処理期間が過ぎてしまうと、今まで通り紙で保存する必要が出てきてしまい、データで保存する書類と紙で保存する書類と2通りの保存方法の管理をする必要が出てくるので、業務がとても煩雑になってしまうことが予想されます。
保存処理
事務処理規程によりますが、紙の書類を受け取って、最長2ヶ月と概ね7営業日以内にスキャナーでスキャニングするか撮影(スマホでも可)をして要件を満たすシステム(ソフトウェア)で保存するか、タイムスタンプを付けて、その他必要な要件を満たして保存することが必要になります。この期間に処理できなければ今まで通り紙の書類を保存しておくことになります。
直近での対応をやめた方が良いと思う事業者について
- 電子帳簿保存法の制度、業務サイクルの期限などあまり内容について理解していない方
- 小規模事業者・個人事業主で電子帳簿保存法に時間を割くのは業務に支障が出る方
- 周りの事業者が対応するって言ってたからうちも対応したほうが良いかな、と思っているだけの方
- 紙の領収書や郵送での請求書などをもらっても、帳簿の入力(記帳)作業は、いつも申告前に一気に片付けている方
直ぐにでも対応を検討しても良いと思う事業者について
- ペーパーレスを進めたい、紙書類の保管代・保管場所に困っている、紙をこれ以上増やしたくない方
- 社内・事業所内での体制が整っている(整える予定)の方
- 税理士さんなど外注にお願いできる方
- 対応時に生じる業務負担増について、関係者全員の認識が一致している方
- この機会に一気に電子化(DX)したい方
- 急速に事業拡大している方やその予定の方
- 紙書類での経費精算が多い方
- 電子帳簿保存法について多少分かってないところがあっても『やる』と決めて覚悟ができている方
- とりあえずやってみて、思ったより大変だったら修正したり、どうにかすれば良いと思っている方
- 強制的にスキャナ保存に対応することで、定期的な事務作業の環境を整えて、申告直前の経理のつらさから解放されたい方
対応することが難しそうなら、無理をせずに今回は対応せず、自身の現況と、今後の事業や業態、業容などによってどういう選択をするのが良いか、少し時間をかけて考えてみるのも良いと思います。
結論
電子取引は、電子取引が1つでもある事業者は義務化なので準備を進めましょう。
スキャナ保存は、
- ①制度を理解している
- ②担当者が対応可能
- ③担当者が辞めてもスムーズに引継ぎできる
- ④制度について、そんなに詳しくは理解していないけど、この機会にDXを進めることにメリットを感じ、“やる”と覚悟を決めていてどうにかしようとしている
という事業者は検討してみても良いでしょう。
それ以外の事業者、不安がある事業者は様子見で良いでしょう。
補足説明
タイムスタンプ
タイムスタンプとは、データの時間を第三者が保証する仕組みです。タイムスタンプを提供している事業者と契約するか、タイムスタンプ機能が使えるソフトウェアを利用することで、タイムスタンプを書類などに付けることができるようになります。
事務処理規定について
社内事務の運用ルールを決めたものを明文化した書類です。
事務処理規定は、運用時にすぐに閲覧できるようにして、社内周知に利用します。また、税務調査の時に、担当者からどのように運用しているか事務処理規程を見せてと言われることもあるようです。

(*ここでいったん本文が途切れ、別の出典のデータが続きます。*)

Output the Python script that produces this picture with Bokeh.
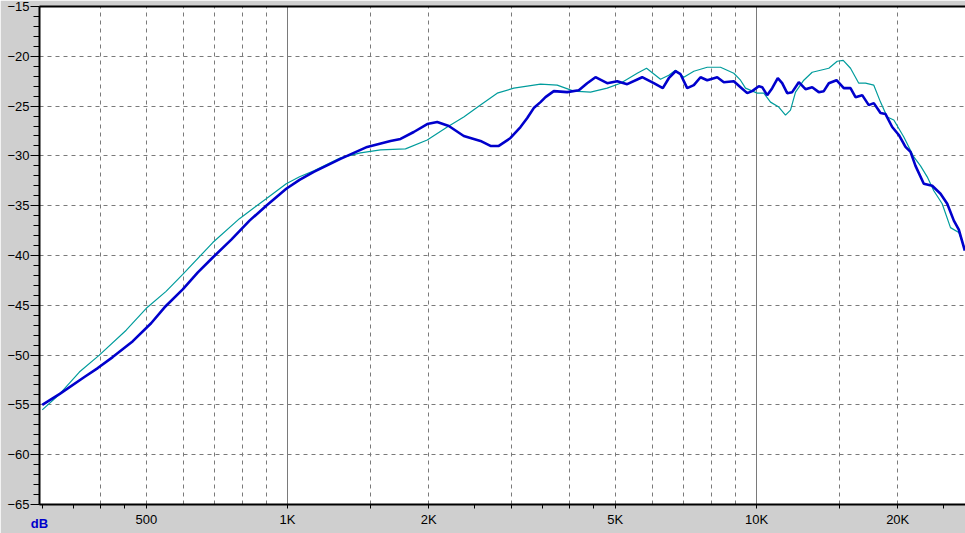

スキャナ保存で言うと、スキャナ保存の対象書類を決めること、処理期限(例えば、最大2ヶ月と概ね7営業日以内)を決めること、処理手順を決めること、等々どんな運用をしていくかのルールを定めたものになります。
事務処理規定のテンプレートは、国税庁|電子帳簿保存法関係|考資料(各種規程等のサンプル)にあるので、参考にしてみてください。